Carriers have been heavily hit by falling passenger numbers in the economic downturn and are exploring ways of making cutbacks in 2010.
CPOs at British Airways (BA) and Monarch Airlines have touted collaboration as a possible solution, but admitted co-sourcing is not easy.
It follows the announcement this month that two of Asia Pacific’s biggest budget airlines, Jetstar (part of Qantas Airways) and AirAsia, have entered a joint procurement agreement.
In what is thought to be a first for low-cost carriers, the companies will aim to save around A$200 million (£114 million) by purchasing engineering and maintenance goods and services together, as well as ground handling services. They will also pool inventory arrangements for aircraft components and spare parts.

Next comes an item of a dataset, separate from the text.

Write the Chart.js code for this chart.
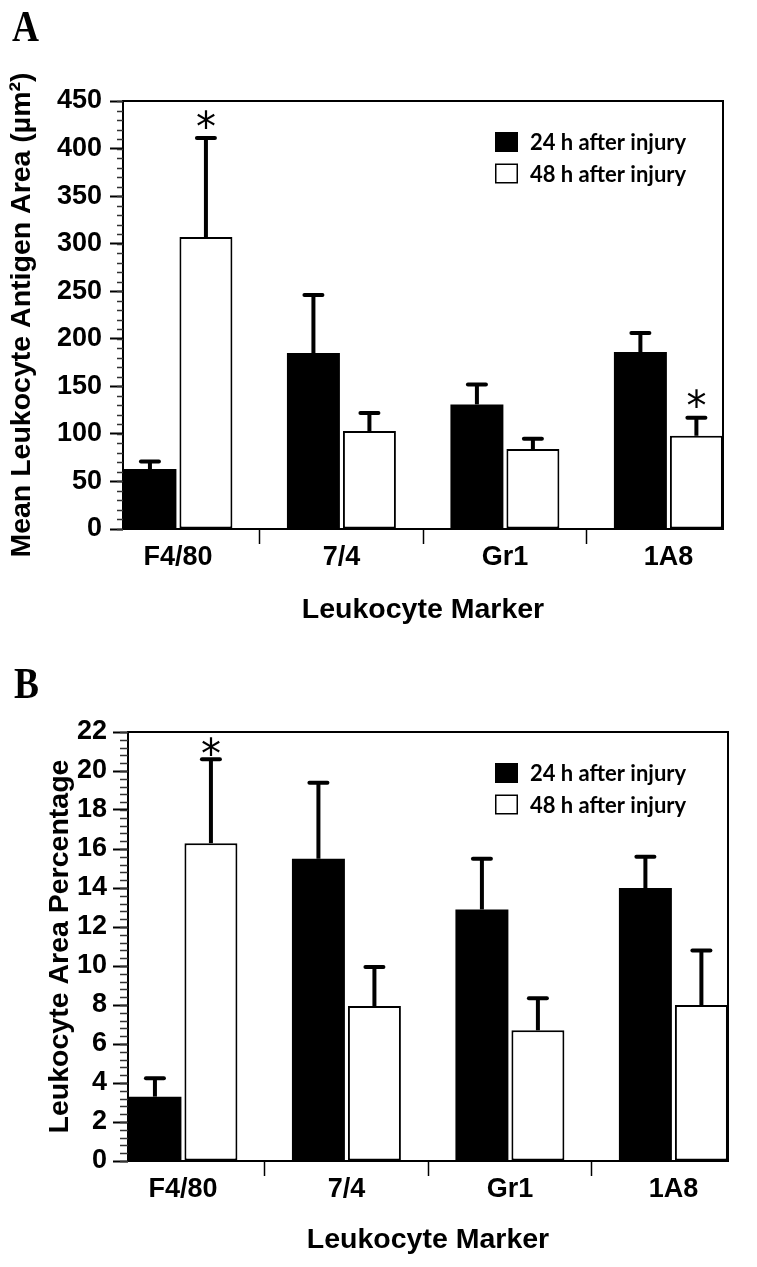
<!DOCTYPE html>
<html><head><meta charset="utf-8">
<script src="https://cdn.jsdelivr.net/npm/chart.js@4.4.1/dist/chart.umd.min.js"></script>
<style>
html,body{margin:0;padding:0;background:#fff;}
body{width:757px;height:1267px;position:relative;overflow:hidden;}
.wrap{position:absolute;left:0;width:757px;}
#wa{top:0;height:640px;}
#wb{top:640px;height:627px;}
.panel{position:absolute;font-family:"Liberation Serif",serif;font-weight:bold;font-size:44px;line-height:44px;transform:scaleX(0.85);transform-origin:left top;color:#000;}
</style></head><body>
<div class="wrap" id="wa"><canvas id="ca"></canvas></div>
<div class="wrap" id="wb"><canvas id="cb"></canvas></div>
<div class="panel" style="left:12px;top:5px">A</div>
<div class="panel" style="left:14px;top:662px">B</div>
<script>
// ---- data ----
const categories = ['F4/80', '7/4', 'Gr1', '1A8'];
const seriesLabels = ['24 h after injury', '48 h after injury'];
const categoryTicks = [0, 0.5, 1, 1.5, 2, 2.5, 3];

const areaA24 = [63, 185, 131, 186];
const areaA48 = [307, 103, 84, 98];
const errA24 = [8, 61, 21, 20];
const errA48 = [104, 19, 11, 19];
const sigA24 = [false, false, false, false];
const sigA48 = [true, false, false, true];
const yTicksA = [0, 50, 100, 150, 200, 250, 300, 350, 400, 450];

const pctB24 = [3.3, 15.5, 12.9, 14.0];
const pctB48 = [16.3, 7.95, 6.7, 8.0];
const errB24 = [0.95, 3.9, 2.6, 1.6];
const errB48 = [4.3, 2.0, 1.65, 2.8];
const sigB24 = [false, false, false, false];
const sigB48 = [true, false, false, false];
const yTicksB = [0, 2, 4, 6, 8, 10, 12, 14, 16, 18, 20, 22];

// ---- plugin: frame, minor ticks, error bars, asterisks, legend ----
const decor = {
  id: 'decor',
  afterDatasetsDraw(chart, args, o) {
    const ctx = chart.ctx, ca = chart.chartArea, ys = chart.scales.y;
    ctx.save();
    chart.data.datasets.forEach((ds, di) => {
      const meta = chart.getDatasetMeta(di);
      meta.data.forEach((bar, i) => {
        const v = ds.data[i].y, e = o.errors[di][i];
        const top = ys.getPixelForValue(v + e);
        const cx = bar.x;
        ctx.strokeStyle = '#000';
        ctx.lineWidth = 4; ctx.lineCap = 'butt';
        ctx.beginPath(); ctx.moveTo(cx, bar.y); ctx.lineTo(cx, top); ctx.stroke();
        ctx.lineWidth = 4; ctx.lineCap = 'round';
        ctx.beginPath(); ctx.moveTo(cx - 9, top); ctx.lineTo(cx + 9, top); ctx.stroke();
        if (o.sig[di][i]) {
          ctx.fillStyle = '#000';
          ctx.font = '40px "DejaVu Sans"';
          ctx.textAlign = 'center'; ctx.textBaseline = 'alphabetic';
          const m = ctx.measureText('*');
          const off = (m.actualBoundingBoxAscent - m.actualBoundingBoxDescent) / 2;
          ctx.fillText('*', cx, top - o.starGap + off);
        }
      });
    });
    // frame
    ctx.strokeStyle = '#000'; ctx.lineWidth = 2; ctx.lineCap = 'butt';
    ctx.strokeRect(ca.left, ca.top, ca.right - ca.left, ca.bottom - ca.top);
    // minor ticks
    ctx.strokeStyle = '#333'; ctx.lineWidth = 1.5;
    const n = Math.round((ys.max - ys.min) / o.minorStep);
    for (let k = 0; k <= n; k++) {
      const v = ys.min + k * o.minorStep;
      const py = Math.round(ys.getPixelForValue(v)) + 0.5;
      ctx.beginPath(); ctx.moveTo(ca.left - o.minorLen, py); ctx.lineTo(ca.left, py); ctx.stroke();
    }
    // legend
    const lx = ca.right - o.legendRight, ly = ca.top + o.legendTop;
    chart.data.datasets.forEach((ds, i) => {
      const by = ly + i * 31.5;
      ctx.fillStyle = ds.backgroundColor;
      ctx.fillRect(lx, by, 23, 20);
      if (ds.borderWidth) {
        ctx.strokeStyle = '#000'; ctx.lineWidth = 1.5;
        ctx.strokeRect(lx + 0.75, by + 0.75, 21.5, 18.5);
      }
      ctx.fillStyle = '#000';
      ctx.font = 'bold 22px Lato';
      ctx.textAlign = 'left'; ctx.textBaseline = 'alphabetic';
      ctx.fillText(ds.label, lx + o.legendTextGap, by + 18);
    });
    ctx.restore();
  }
};

function makeChart(id, s) {
  const tickFont = { family: '"Liberation Sans", Arial, sans-serif', weight: 'bold', size: 27 };
  const titleFont = { family: '"Liberation Sans", Arial, sans-serif', weight: 'bold', size: 28.5, lineHeight: 1.2 };
  return new Chart(document.getElementById(id), {
    type: 'bar',
    data: {
      datasets: [
        { label: seriesLabels[0], data: categories.map((c, i) => ({ x: i, y: s.v24[i] })),
          backgroundColor: '#000000', borderWidth: 0 },
        { label: seriesLabels[1], data: categories.map((c, i) => ({ x: i, y: s.v48[i] })),
          backgroundColor: '#ffffff', borderColor: '#000000', borderWidth: 2, borderSkipped: false }
      ]
    },
    options: {
      responsive: true, maintainAspectRatio: false, animation: false, devicePixelRatio: 1,
      categoryPercentage: 1.37, barPercentage: 0.946,
      layout: { padding: s.padding },
      plugins: {
        legend: { display: false }, title: { display: false }, tooltip: { enabled: false },
        decor: { errors: [s.e24, s.e48], sig: [s.s24, s.s48], starGap: s.starGap,
                 minorStep: s.minorStep, minorLen: s.minorLen,
                 legendRight: s.legendRight, legendTop: 31, legendTextGap: 35 }
      },
      scales: {
        x: {
          type: 'linear', min: -0.336, max: 3.334, offset: false,
          afterBuildTicks: sc => { sc.ticks = categoryTicks.map(v => ({ value: v })); },
          afterFit: sc => { sc.height = 100; },
          grid: { display: true, offset: false, drawOnChartArea: false, drawTicks: true, tickLength: 15, tickWidth: 1.5,
                  tickColor: c => (c.tick && c.tick.value % 1 !== 0) ? '#000' : 'rgba(0,0,0,0)' },
          border: { display: false },
          ticks: { autoSkip: false, maxRotation: 0, padding: -3, color: '#000', font: tickFont,
                   callback: v => (v % 1 === 0 ? categories[v] : '') },
          title: { display: true, text: 'Leukocyte Marker', color: '#000', font: titleFont,
                   padding: { top: 0, bottom: s.xTitlePad } }
        },
        y: {
          type: 'linear', min: s.yTicks[0], max: s.yTicks[s.yTicks.length - 1],
          afterBuildTicks: sc => { sc.ticks = s.yTicks.map(v => ({ value: v })); },
          afterFit: sc => { sc.width = s.yWidth; },
          grid: { display: true, drawOnChartArea: false, drawTicks: true, tickLength: s.majorLen, tickWidth: 2, tickColor: '#000' },
          border: { display: false },
          ticks: { autoSkip: false, padding: s.yTickPad, color: '#000', font: tickFont },
          title: { display: true, text: s.yTitle, color: '#000', font: titleFont,
                   padding: { top: s.yTitlePad, bottom: 0 } }
        }
      }
    },
    plugins: [decor]
  });
}

makeChart('ca', {
  v24: areaA24, v48: areaA48, e24: errA24, e48: errA48, s24: sigA24, s48: sigA48,
  yTicks: yTicksA, yTitle: 'Mean Leukocyte Antigen Area (µm²)',
  padding: { left: 0, top: 101, right: 34, bottom: 11 },
  yWidth: 123, majorLen: 13, yTickPad: 8, minorStep: 10, minorLen: 6,
  yTitlePad: 5, xTitlePad: 2, starGap: 19, legendRight: 228
});
makeChart('cb', {
  v24: pctB24, v48: pctB48, e24: errB24, e48: errB48, s24: sigB24, s48: sigB48,
  yTicks: yTicksB, yTitle: 'Leukocyte Area Percentage',
  padding: { left: 0, top: 92, right: 29, bottom: 6 },
  yWidth: 128, majorLen: 15, yTickPad: 6, minorStep: 0.4, minorLen: 8,
  yTitlePad: 43, xTitlePad: 4, starGap: 13, legendRight: 233
});
</script>
</body></html>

Marcus Fromm, an aviation expert for consultancy Accenture, said it was a striking signal to the market and he expects similar deals between other airlines this year.
CPOs at UK airlines are hoping to meet and share ideas with a view to collaborating, according to Craig Cherry, head of procurement at Monarch. “These are incredibly testing times and we all have to be as nimble, dynamic and innovative as possible,” he said.
Cherry stressed the talks were very “top-level” and at an early stage, and that there are many barriers to joint procurement such as reservations about sharing commercial information.
Tim Richardson, head of procurement at BA, said that every six months he meets with counterparts in the Oneworld Alliance – a group of 11 carriers including American Airlines and Cathay Pacific – to discuss combining spending power.
The carriers have done deals on ground handling and maintenance and are exploring other categories on which they can collaborate.
“The biggest challenge is specification,” Richardson said. “For example, we have enormously different specifications for hotel rooms and if we can’t agree, you can’t put the deal out to tender.”
Accenture’s Fromm said alliances such as Oneworld started as a marketing ploy, but have become a useful way to pool spend and cut costs in the downturn. “It is not surprising collaboration is on the agenda this year. It makes economic sense,” he said.